Falling Prices at the Pump Raising Spirits of Consumers
By Anne D’Innocenzio Associated Press
NEW YORK — Americans felt better about the economy in August, as a barometer of sentiment posted the biggest boost in two years amid falling gas prices.
Two reports suggested that a bottom could be nearing for the housing market, but economists caution it’s too early to proclaim that the worst is over.
The Conference Board, a private research group, said Tuesday that its consumer confidence index rose to 56.9, up from a revised 51.9 in July. That’s the largest gain since August 2006, and is ahead of the 53 expected by economists surveyed by Thomson/IFR.
It’s also the second month in a row that sentiment improved, after a six-month slide since January — but it remains about half what it was a year ago, and worries about the job market persisted.
“It’s still too early to call a bottom” on both confidence and housing, said Gary Thayer, senior economist at Wachovia Securities.
The Standard & Poor’s/Case-Shiller U.S. National Home Price Index released Tuesday showed home prices dropped a record 15.4 percent during the second quarter. However, the rate of single-family home price declines slowed from May to June, a possible silver lining.
Sales of new homes rose in July, but still fell short of economists’ expectations, and home prices continued to sink. Still, the July increase followed a sharp downward revision to June’s sales.
“Consumer confidence readings suggest that the economy remains stuck in neutral, but may be showing signs of improvement by early next year,” Lynn Franco, director of The Conference Board Consumer Research Center, said in a statement. However, “overall readings are still quite low by historical standards, and it is still too early to tell if the worst is behind us.”
Economists and investors closely monitor consumer sentiment as consumer spending represents about two-thirds of all economic activity.
Falling gas prices in recent weeks helped boost consumers’ mood, Franco said.
Gas prices have dropped 15 cents a gallon in the last two weeks, according to the Lundberg Survey of 7,000 gas stations nationwide, released Sunday.
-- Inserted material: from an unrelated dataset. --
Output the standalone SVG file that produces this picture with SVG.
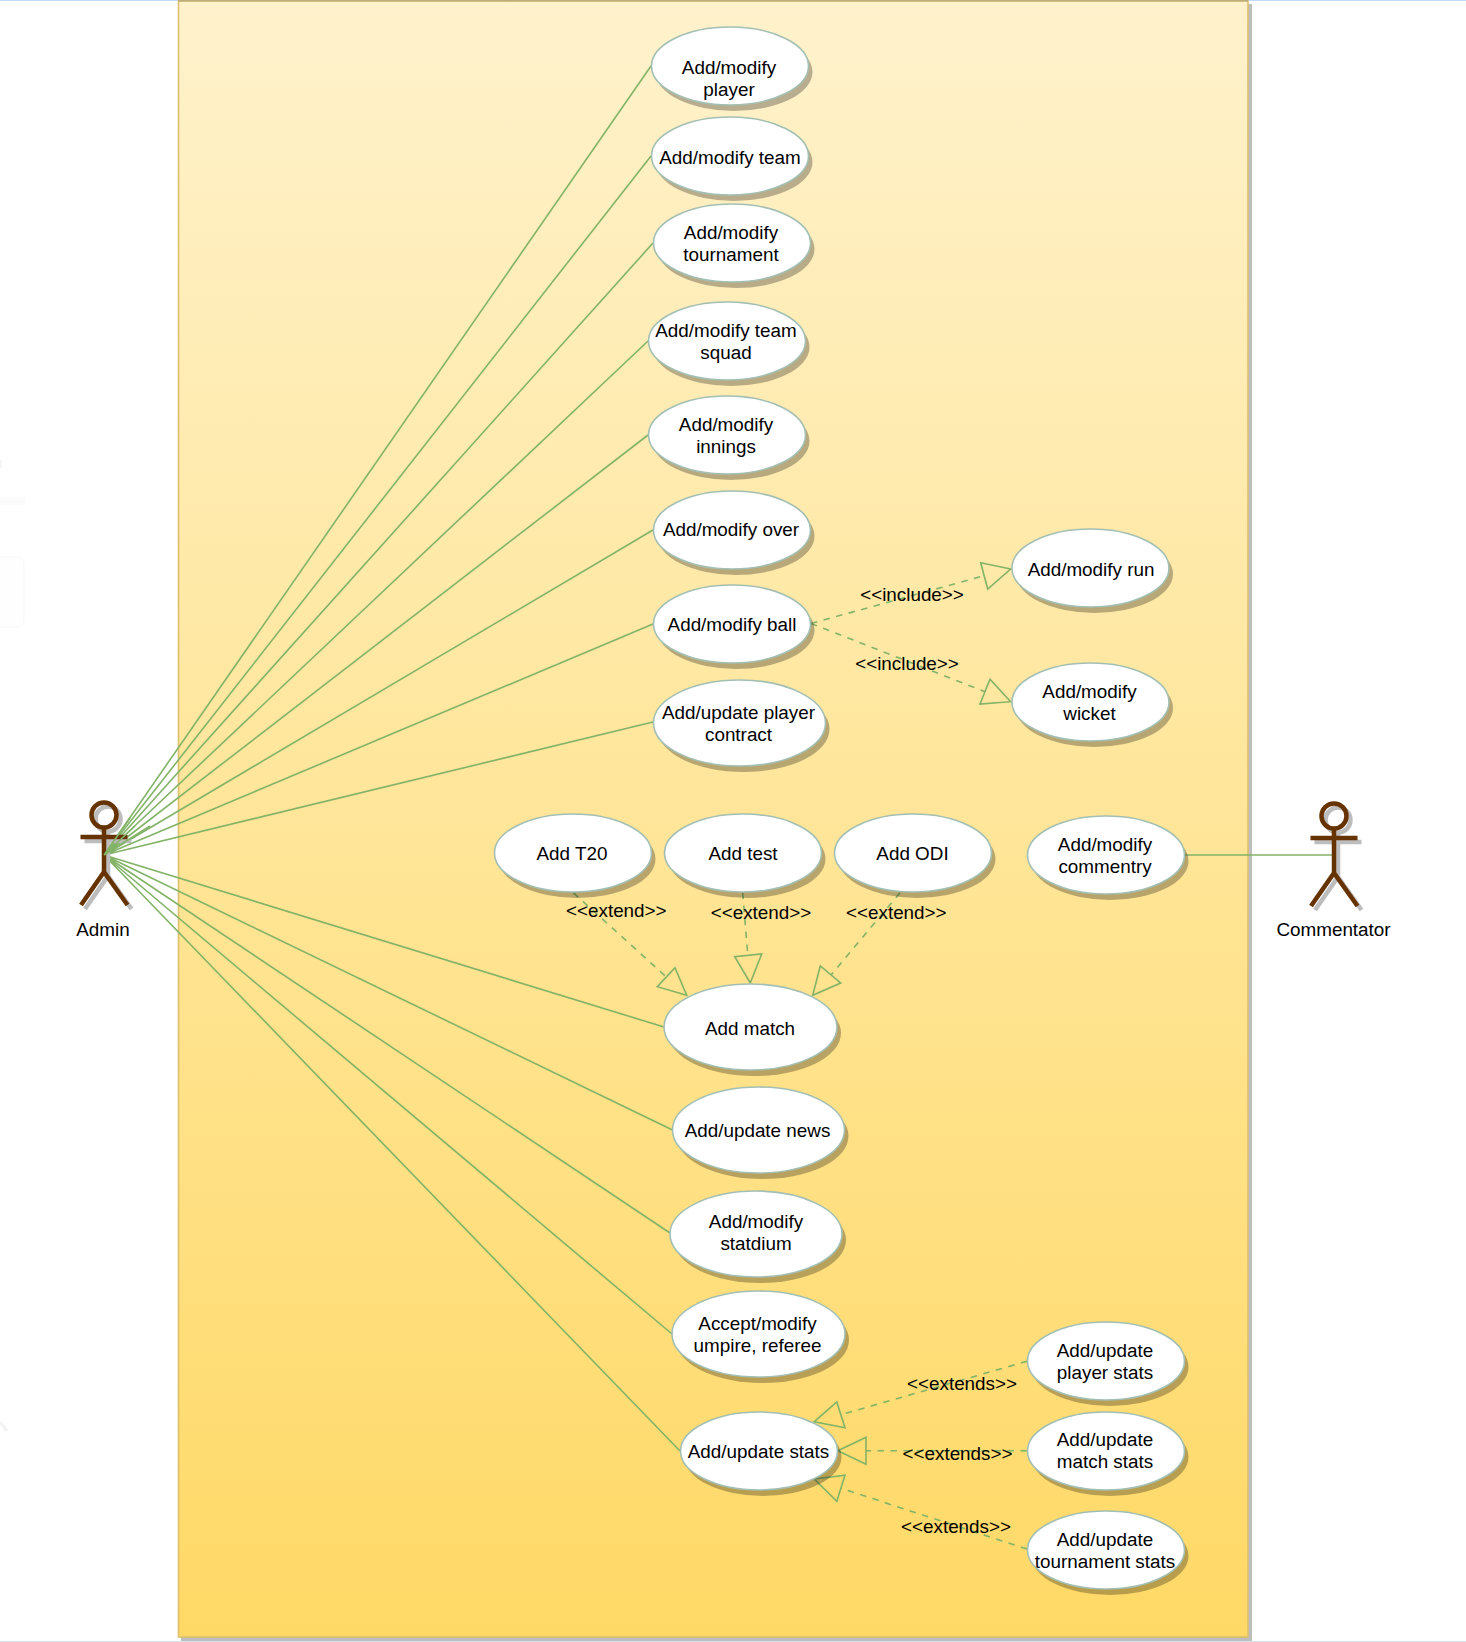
<svg xmlns="http://www.w3.org/2000/svg" width="1466" height="1642" viewBox="0 0 1466 1642">
<defs>
<linearGradient id="panelFill" x1="0" y1="0" x2="0" y2="1"><stop offset="0" stop-color="#fff2cc"/><stop offset="1" stop-color="#ffd966"/></linearGradient>
<g id="actorShape"><circle cx="0" cy="-40" r="12.500"/><path d="M0-27.500V17M-23.500-18H23.500M-23 50L0 17L23.500 50"/></g>
</defs>
<style>
text{font-family:"Liberation Sans",Arial,sans-serif;font-size:18.85px;fill:#000;text-anchor:middle}
.uc{fill:#fff;stroke:#a3bfb3;stroke-width:1.6}
.ucs{fill:#000;fill-opacity:.28}
.solid{fill:none;stroke:#82b366;stroke-width:1.6}
.dash{fill:none;stroke:#82b366;stroke-width:1.6;stroke-dasharray:6.500 6.500}
.tri{fill:none;stroke:#82b366;stroke-width:1.6;stroke-linejoin:miter}
.ash{fill:none;stroke:#bdbdbd;stroke-width:4.500}
.ac{fill:none;stroke:#663300;stroke-width:4.500}
</style>
<rect width="1466" height="1642" fill="#fff"/>
<rect x="0" y="0" width="1466" height="1" fill="#bfdbfe"/>
<rect x="0" y="1641" width="1466" height="1" fill="#d5e3f0"/>
<rect x="-8" y="557" width="32" height="70" rx="6" fill="#fefefe" stroke="#f8f8f8"/>
<rect x="0" y="460" width="2" height="8" fill="#f6f6f6"/>
<rect x="0" y="497" width="25" height="8" fill="#fbfbfb"/>
<path d="M0 1422L7 1431" stroke="#f3f3f3" stroke-width="3" fill="none"/>
<rect id="panelShadow" x="181" y="4" width="1071" height="1637" fill="#bdbdbd"/>
<rect id="panel" x="178.500" y="1" width="1069.500" height="1636" fill="url(#panelFill)" stroke="#dcc06c" stroke-width="1.600"/>
<rect x="178" y="0" width="1070" height="1.500" fill="#bcae7c"/>
<g id="connectors">
<path class="solid" d="M104 855L651 66M104 855L651 156M104 855L653 243M104 855L648 341M104 855L648 435M104 855L653 530M104 855L653 624M104 855L653 722M104 855L664 1027M104 855L672.500 1130M104 855L670 1233M104 855L672 1334M104 855L680 1451M1185 855H1334"/>
<path class="dash" d="M811 623.500L984 575.700M811 623.500L985 691.700M573.300 892.700L666 976.700M742.700 892.700L747.700 954.300M900 892.700L831 975M1027 1361.300L841 1414.700M1027 1450.700H866M1027 1549L841 1488.300"/>
<polygon class="tri" points="1010.700,569 980.700,562.700 987.700,589"/>
<polygon class="tri" points="1010.700,701.700 990,679.300 980,704"/>
<polygon class="tri" points="686.700,995.300 675,967.700 657.300,986.700"/>
<polygon class="tri" points="750.300,983 734.700,956.700 761.700,954"/>
<polygon class="tri" points="812.700,995.300 820.300,966 840.700,983"/>
<polygon class="tri" points="814.300,1421.700 836.800,1402 845,1427.700"/>
<polygon class="tri" points="837.900,1450.700 866,1437.300 866,1464.300"/>
<polygon class="tri" points="814.300,1479 845,1475.300 836.800,1501.300"/>
</g>
<g id="admin"><use href="#actorShape" x="108" y="859" class="ash"/><use href="#actorShape" x="104" y="855" class="ac"/><text x="103" y="936">Admin</text></g>
<g id="commentator"><use href="#actorShape" x="1338" y="860" class="ash"/><use href="#actorShape" x="1334" y="856" class="ac"/><text x="1333.500" y="936">Commentator</text></g>
<path class="solid" d="M104 855L130 818M104 855L135 826M104 855L150 826"/>
<g id="n1"><ellipse class="ucs" cx="734" cy="72" rx="78.500" ry="39"/><ellipse class="uc" cx="730" cy="66" rx="78.500" ry="39"/><text x="729" y="74">Add/modify</text><text x="729" y="96">player</text></g>
<g id="n2"><ellipse class="ucs" cx="734" cy="162" rx="78.500" ry="39"/><ellipse class="uc" cx="730" cy="156" rx="78.500" ry="39"/><text x="730" y="163.500">Add/modify team</text></g>
<g id="n3"><ellipse class="ucs" cx="736" cy="249" rx="78.500" ry="39"/><ellipse class="uc" cx="732" cy="243" rx="78.500" ry="39"/><text x="731" y="239">Add/modify</text><text x="731" y="261">tournament</text></g>
<g id="n4"><ellipse class="ucs" cx="731" cy="347" rx="78.500" ry="39"/><ellipse class="uc" cx="727" cy="341" rx="78.500" ry="39"/><text x="726" y="337">Add/modify team</text><text x="726" y="359">squad</text></g>
<g id="n5"><ellipse class="ucs" cx="731" cy="441" rx="78.500" ry="39"/><ellipse class="uc" cx="727" cy="435" rx="78.500" ry="39"/><text x="726" y="431">Add/modify</text><text x="726" y="453">innings</text></g>
<g id="n6"><ellipse class="ucs" cx="736" cy="536" rx="78.500" ry="39"/><ellipse class="uc" cx="732" cy="530" rx="78.500" ry="39"/><text x="731" y="536">Add/modify over</text></g>
<g id="n7"><ellipse class="ucs" cx="736" cy="630" rx="78.500" ry="39"/><ellipse class="uc" cx="732" cy="624" rx="78.500" ry="39"/><text x="732" y="631">Add/modify ball</text></g>
<g id="n8"><ellipse class="ucs" cx="743.500" cy="729" rx="86" ry="43"/><ellipse class="uc" cx="739.500" cy="723" rx="86" ry="43"/><text x="738.500" y="719">Add/update player</text><text x="738.500" y="741">contract</text></g>
<g id="n9"><ellipse class="ucs" cx="1094.500" cy="574" rx="78.500" ry="39"/><ellipse class="uc" cx="1090.500" cy="568" rx="78.500" ry="39"/><text x="1091" y="576">Add/modify run</text></g>
<g id="n10"><ellipse class="ucs" cx="1094.500" cy="708" rx="78.500" ry="39"/><ellipse class="uc" cx="1090.500" cy="702" rx="78.500" ry="39"/><text x="1089.500" y="698">Add/modify</text><text x="1089.500" y="720">wicket</text></g>
<g id="n11"><ellipse class="ucs" cx="577" cy="859" rx="78.500" ry="39"/><ellipse class="uc" cx="573" cy="853" rx="78.500" ry="39"/><text x="572" y="860">Add T20</text></g>
<g id="n12"><ellipse class="ucs" cx="747" cy="859" rx="78.500" ry="39"/><ellipse class="uc" cx="743" cy="853" rx="78.500" ry="39"/><text x="743" y="860">Add test</text></g>
<g id="n13"><ellipse class="ucs" cx="917" cy="859" rx="78.500" ry="39"/><ellipse class="uc" cx="913" cy="853" rx="78.500" ry="39"/><text x="912.500" y="860">Add ODI</text></g>
<g id="n14"><ellipse class="ucs" cx="1110" cy="861" rx="78.500" ry="39"/><ellipse class="uc" cx="1106" cy="855" rx="78.500" ry="39"/><text x="1105" y="851">Add/modify</text><text x="1105" y="873">commentry</text></g>
<g id="n15"><ellipse class="ucs" cx="754.500" cy="1033" rx="86.500" ry="43"/><ellipse class="uc" cx="750.500" cy="1027" rx="86.500" ry="43"/><text x="750" y="1035">Add match</text></g>
<g id="n16"><ellipse class="ucs" cx="762.500" cy="1136" rx="86" ry="43"/><ellipse class="uc" cx="758.500" cy="1130" rx="86" ry="43"/><text x="757.500" y="1136.500">Add/update news</text></g>
<g id="n17"><ellipse class="ucs" cx="760" cy="1240" rx="86" ry="43"/><ellipse class="uc" cx="756" cy="1234" rx="86" ry="43"/><text x="756" y="1228">Add/modify</text><text x="756" y="1250">statdium</text></g>
<g id="n18"><ellipse class="ucs" cx="762.500" cy="1340" rx="86.500" ry="43"/><ellipse class="uc" cx="758.500" cy="1334" rx="86.500" ry="43"/><text x="757.500" y="1330">Accept/modify</text><text x="757.500" y="1352">umpire, referee</text></g>
<g id="n19"><ellipse class="ucs" cx="763" cy="1457" rx="78.500" ry="39"/><ellipse class="uc" cx="759" cy="1451" rx="78.500" ry="39"/><text x="758.500" y="1458">Add/update stats</text></g>
<g id="n20"><ellipse class="ucs" cx="1110" cy="1367" rx="78.500" ry="39"/><ellipse class="uc" cx="1106" cy="1361" rx="78.500" ry="39"/><text x="1105" y="1357">Add/update</text><text x="1105" y="1379">player stats</text></g>
<g id="n21"><ellipse class="ucs" cx="1110" cy="1457" rx="78.500" ry="39"/><ellipse class="uc" cx="1106" cy="1451" rx="78.500" ry="39"/><text x="1105" y="1446">Add/update</text><text x="1105" y="1468">match stats</text></g>
<g id="n22"><ellipse class="ucs" cx="1110" cy="1556" rx="78.500" ry="39"/><ellipse class="uc" cx="1106" cy="1550" rx="78.500" ry="39"/><text x="1105" y="1546">Add/update</text><text x="1105" y="1568">tournament stats</text></g>
<g id="labels">
<text x="912" y="600.700">&lt;&lt;include&gt;&gt;</text>
<text x="907" y="670">&lt;&lt;include&gt;&gt;</text>
<text x="616.300" y="916.700">&lt;&lt;extend&gt;&gt;</text>
<text x="761" y="918.700">&lt;&lt;extend&gt;&gt;</text>
<text x="896.300" y="918.700">&lt;&lt;extend&gt;&gt;</text>
<text x="962" y="1390">&lt;&lt;extends&gt;&gt;</text>
<text x="957.500" y="1460">&lt;&lt;extends&gt;&gt;</text>
<text x="956" y="1532.700">&lt;&lt;extends&gt;&gt;</text>
</g>
</svg>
The average price of a gallon of regular gasoline was $3.70 on Friday.
Despite that, gas nationally was almost 95 cents a gallon higher than a year ago, and the volatility in oil prices is a big concern for investors. But Tuesday’s reports helped offset a spike in oil prices that rose out of concerns Hurricane Gustav might hit installations in the Gulf of Mexico in coming days. The Dow Jones industrial average rose 26.62 to close at 11,412.87.
The Conference Board’s index that measures shoppers’ current assessment of the economy declined to 63.2 from 65.8 in July. But the one that gauges their outlook over the next six months jumped to 52.8 from 42.7 in July. The 10-point increase marked the biggest gain since November 2005, when the economic fallout of hurricane Katrina was subsiding.
But the Consumer Confidence report — derived from responses received through Aug. 19 of a representative sample of 5,000 U.S. households — showed people’s current assessment of the labor market turned bleaker.
Those saying jobs are “hard to get” rose to 32.0 percent from 30.2 percent in July, while those who found them “plentiful” declined to 13.1 percent from 13.6 percent. Their outlook for what’s ahead in the labor market was less gloomy. The percent anticipating fewer jobs in the months ahead decreased to 30.6 percent from 37.3 percent, while those expecting more jobs increased to 10.5 percent from 8.0 percent.
While economists say they can’t underestimate the relief among consumers to see gas prices come down, Americans are still faced with a number of challenges as they head into the crucial fall and holiday selling seasons, from a weak job market to tight credit conditions and the housing slump.
“It’s encouraging to see the benefit of lower gas prices helping consumers a bit,” Thayer said. But he noted that there’s still a lot of worry out there. As for the housing market, he cautioned that mortgage rates have not come down and tighter lending standards could stall any housing recovery.
The Standard & Poor’s/Case-Shiller report showed that 14 cities in the monthly index showed improvement from May to June, but nine recorded positive returns. Meanwhile, the Commerce Department reported that new home sales rose 2.4 percent in July to a seasonally adjusted annual rate of 515,000 units, the most since April. But sales in June had dropped to a pace of just 503,000 — down from previous estimates of 530,000 — to mark the worst performance since September 1991.